You are my family, and your children are my children.
I don’t have a lot of needs–
some time in nature, travel, great conversations, music, physical affection, laughter, friendship.
But it’s the imprint which calls me,
which tortures me.
What imprint shall I make with this brief time in physical form before I go back from whence I came?
What stirrings within beckon me?
Perhaps, this is it.
Perhaps I’ve looked too far, and the answer is near.
We all live different pieces of life for each other.
None of us get to experience it all.
Perhaps, through my soul searching and meanderings, my questions and struggles, you get a different perspective–my own–that reflects a different aspect of Being.
I have tried to do and be many things in this world; and for most of them, I’ve done the best that I could. I’ve tried to be part of this world as such.
To find my place, as it were.
But life often feels like a giant puzzle, and my piece doesn’t seem to fit into any of the gaps very neatly.
Yes, I’m aware that I’m not a human doing;
I’m a human being.
(Though I forget, often, it is true.)
I think there are others out there like me, yes?

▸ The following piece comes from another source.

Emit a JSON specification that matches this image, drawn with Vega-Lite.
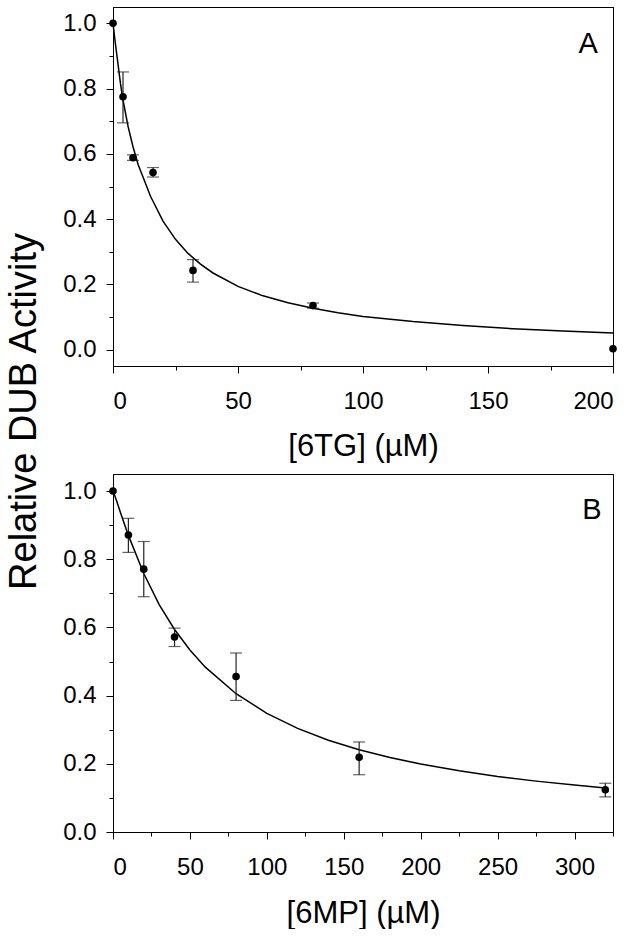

Others who can’t just fall into a nice profession (w/ benefits),
or start a family with that special someone.
You could (as could I), but not without a cost to your being.
A great cost.
I spent my 20’s doing what most people wait to do until their 60’s.
I’ve traveled the globe and seen much of our beautiful backyard in the States.
I’ve read great works. I’ve loved deeply. I’ve taken risks–and failed.
I’ve been on many an adventure, and I am grateful for all that is in my past.
And here I am, now.
I ask myself.
It’s so easy to invent something–anything– to dull that gnawing question which burns at my insides.
So many distractions to choose from.
But what happens when even your distractions no longer do the trick?
(Sleeping pills, drugs, tv, sex, booze, sports, politics, career…)
You’re left all alone again
It’s truly not a bad place to be.
Sometimes, in the quiet of the night, my fire sleeps
and I get rest.
I feel like Sisyphus,
climbing the hill each day,
except my rock is nothing.
I am tortured… by nothing.
(feel free to smile)
In the night, I can smile.
But when day returns, I’ll face my nothing
and start climbing my lonely hill again.